Step 7 takes into account an organisation’s public or charitable status and to consider who, realistically, will be hit hardest by the fine. Matters such as the fine impairing the offender’s ability to make restitution to victims, or its effect on employees, customers, and the local economy must be taken into consideration.
Steps 8 to 12 – Factors indicating a reduction, ancillary orders, the totality principle, and the need to give reasons
In Steps 8 -10 the courts are obliged to reduce the fine if the offender has provided assistance to the prosecution and/or if he has entered a guilty plea. As part of Step 11the court is required to consider the totality principle: i.e., whether the total sentence is just and proportionate to the offending behaviour.” As part of Step 12, the court must give reasons for, and explain the effects of, the sentence.
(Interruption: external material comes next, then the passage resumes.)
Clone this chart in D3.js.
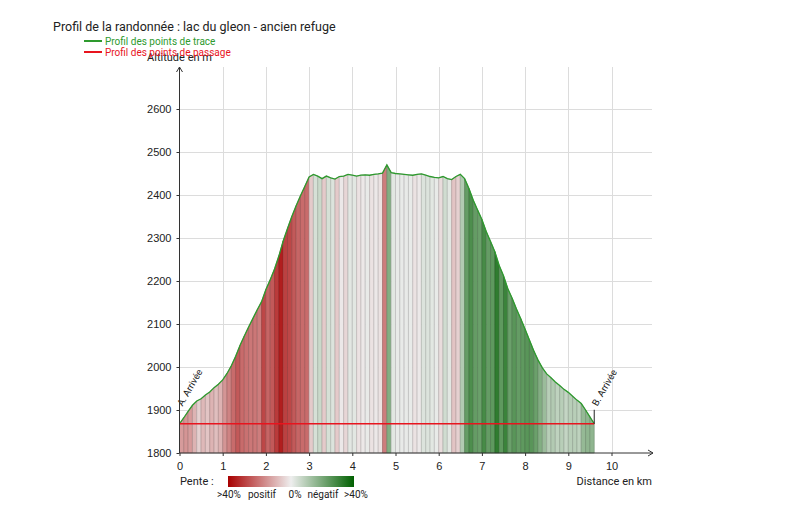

The Guideline is a significant development in how some environmental non-compliances shall be treated by the courts. Only in very limited circumstances may the Guideline not be followed and the Court would have to provide adequate justification or the sentence would be open to challenge. This follows a pattern of cases where substantial fines have been upheld on appeal and senior judicial comments patently sending a clear message that organisations must comply with environment legislation or be penalised in such a way that an unequivocal message is effectively relayed to shareholders and stakeholders.
In some recent publicity emphasis has been placed on the Guideline’s application to fly-tippers. The rest of business should not switch off. For those acquiring new businesses with environmental permits such as within manufacturing, energy, utilities, waste, the status of compliance has become more than a tick box exercise about the status of the permit with limited attention to perceived operational non compliances. Non-compliances with permit conditions should be thoroughly reviewed prior to purchase.
There are many nuances within the Guideline. All non-compliance scenarios should be considered with the potential of the Guideline in mind and advice taken accordingly. There are some actions that could be taken now prior to the introduction of the Guideline which could assist in mitigating risk or be of value in the court process following 1 July. For those uncertain about how the Guideline may impact upon their business and who would like further information please contact one of the authors below. It is likely that the Guideline will prompt more management and investor scrutiny of compliance status. Some environmental permitting offences involve very technical concepts and can involve limited or negligible culpability; being able to present these aspects effectively will be key.
The prompt development of the Guideline is in contrast to the absence of the ability to apply civil sanctions to environmental permitting offences. Originally earmarked for introduction to environmental permitting in 2011, 3 years later there is limited sign of civil sanctions being rolled out. Introduced for other offences they have shown to be a proportionate and effective way of dealing with less serious offences. Business and the public sector and the regulators themselves are unable to avail themselves of useful alternatives to prosecution which ultimately can have far more focused positive impact on the environment than the results of the criminal court process. For responsible businesses faced with a non compliance the ability to provide an enforcement undertaking with a structured plan to deal with differences of interpretation or to restore and maintain compliance is of far more benefit than a contested trial. Perhaps given the advent of the Guideline more queries about the lack of civil sanctions, particularly by international investors used to similar tools, will begin to be asked.